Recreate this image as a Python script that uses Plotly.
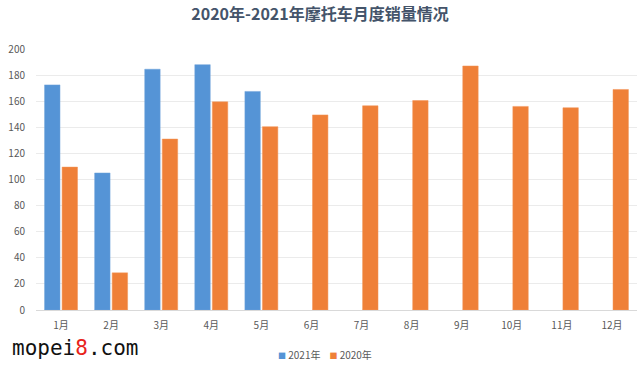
import plotly.graph_objects as go

months = ["1月", "2月", "3月", "4月", "5月", "6月", "7月", "8月", "9月", "10月", "11月", "12月"]
sales_2021 = [172.5, 105, 184.5, 188, 167.5, None, None, None, None, None, None, None]
sales_2020 = [109.5, 28.5, 131, 159.5, 140.5, 149.5, 156.5, 160.5, 187, 156, 155, 169]
y_ticks = [0, 20, 40, 60, 80, 100, 120, 140, 160, 180, 200]
series_names = ["2021年", "2020年"]
series_colors = ["#5594D6", "#EF8038"]

FONT = "Noto Sans CJK SC, Open Sans, sans-serif"

fig = go.Figure()
fig.add_trace(go.Bar(
    x=months, y=sales_2021, name=series_names[0],
    marker=dict(color=series_colors[0], line=dict(color="#6FA3DB", width=0.5)),
))
fig.add_trace(go.Bar(
    x=months, y=sales_2020, name=series_names[1],
    marker=dict(color=series_colors[1], line=dict(color="#F39459", width=0.5)),
))

fig.update_layout(
    width=640, height=368,
    margin=dict(l=36, r=3, t=49, b=58, autoexpand=False),
    paper_bgcolor="white", plot_bgcolor="white",
    barmode="group", bargap=0.3, bargroupgap=0.12,
    font=dict(family=FONT, size=10, color="#595959"),
    title=dict(text="<b>2020年-2021年摩托车月度销量情况</b>", x=0.5, xanchor="center",
               yref="container", y=0.96, yanchor="middle",
               font=dict(size=16, color="#44546A", family=FONT)),
    showlegend=False,
    xaxis=dict(showgrid=False, showline=True, linecolor="#D9D9D9", ticks="",
               automargin=False, ticklabelstandoff=6,
               tickfont=dict(size=10, color="#595959")),
    yaxis=dict(range=[0, 200], tickvals=y_ticks, showgrid=True, gridcolor="#EBEBEB",
               zeroline=False, showline=False, ticks="", ticklen=0, automargin=False,
               ticklabelstandoff=10, tickfont=dict(size=10, color="#595959")),
)

# legend drawn as text with coloured square markers
legend_text = "&nbsp;&nbsp;&nbsp;&nbsp;".join(
    f"<span style='color:{c}; font-size:8px'>■</span>&nbsp;{n}" for n, c in zip(series_names, series_colors)
)
fig.add_annotation(
    text=legend_text, xref="paper", yref="paper", x=0.481, y=-0.172,
    xanchor="center", yanchor="middle", showarrow=False,
    font=dict(family=FONT, size=10, color="#595959"),
)

fig.add_annotation(
    text="mopei<span style='color:#E8231B'>8</span>.com",
    xref="paper", yref="paper", x=-0.043, y=-0.146, xanchor="left", yanchor="middle",
    showarrow=False, font=dict(family="DejaVu Sans Mono", size=21, color="#111111"),
)

fig.write_html("out.html", post_script="document.body.style.margin='0';",
               config={"displayModeBar": False})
========
Exclude every picture and copy the remaining data exactly.

Solution to the exercise
Recreate this image as a Python script that uses Plotly.
import plotly.graph_objects as go

months = ["1月", "2月", "3月", "4月", "5月", "6月", "7月", "8月", "9月", "10月", "11月", "12月"]
sales_2021 = [172.5, 105, 184.5, 188, 167.5, None, None, None, None, None, None, None]
sales_2020 = [109.5, 28.5, 131, 159.5, 140.5, 149.5, 156.5, 160.5, 187, 156, 155, 169]
y_ticks = [0, 20, 40, 60, 80, 100, 120, 140, 160, 180, 200]
series_names = ["2021年", "2020年"]
series_colors = ["#5594D6", "#EF8038"]

FONT = "Noto Sans CJK SC, Open Sans, sans-serif"

fig = go.Figure()
fig.add_trace(go.Bar(
    x=months, y=sales_2021, name=series_names[0],
    marker=dict(color=series_colors[0], line=dict(color="#6FA3DB", width=0.5)),
))
fig.add_trace(go.Bar(
    x=months, y=sales_2020, name=series_names[1],
    marker=dict(color=series_colors[1], line=dict(color="#F39459", width=0.5)),
))

fig.update_layout(
    width=640, height=368,
    margin=dict(l=36, r=3, t=49, b=58, autoexpand=False),
    paper_bgcolor="white", plot_bgcolor="white",
    barmode="group", bargap=0.3, bargroupgap=0.12,
    font=dict(family=FONT, size=10, color="#595959"),
    title=dict(text="<b>2020年-2021年摩托车月度销量情况</b>", x=0.5, xanchor="center",
               yref="container", y=0.96, yanchor="middle",
               font=dict(size=16, color="#44546A", family=FONT)),
    showlegend=False,
    xaxis=dict(showgrid=False, showline=True, linecolor="#D9D9D9", ticks="",
               automargin=False, ticklabelstandoff=6,
               tickfont=dict(size=10, color="#595959")),
    yaxis=dict(range=[0, 200], tickvals=y_ticks, showgrid=True, gridcolor="#EBEBEB",
               zeroline=False, showline=False, ticks="", ticklen=0, automargin=False,
               ticklabelstandoff=10, tickfont=dict(size=10, color="#595959")),
)

# legend drawn as text with coloured square markers
legend_text = "&nbsp;&nbsp;&nbsp;&nbsp;".join(
    f"<span style='color:{c}; font-size:8px'>■</span>&nbsp;{n}" for n, c in zip(series_names, series_colors)
)
fig.add_annotation(
    text=legend_text, xref="paper", yref="paper", x=0.481, y=-0.172,
    xanchor="center", yanchor="middle", showarrow=False,
    font=dict(family=FONT, size=10, color="#595959"),
)

fig.add_annotation(
    text="mopei<span style='color:#E8231B'>8</span>.com",
    xref="paper", yref="paper", x=-0.043, y=-0.146, xanchor="left", yanchor="middle",
    showarrow=False, font=dict(family="DejaVu Sans Mono", size=21, color="#111111"),
)

fig.write_html("out.html", post_script="document.body.style.margin='0';",
               config={"displayModeBar": False})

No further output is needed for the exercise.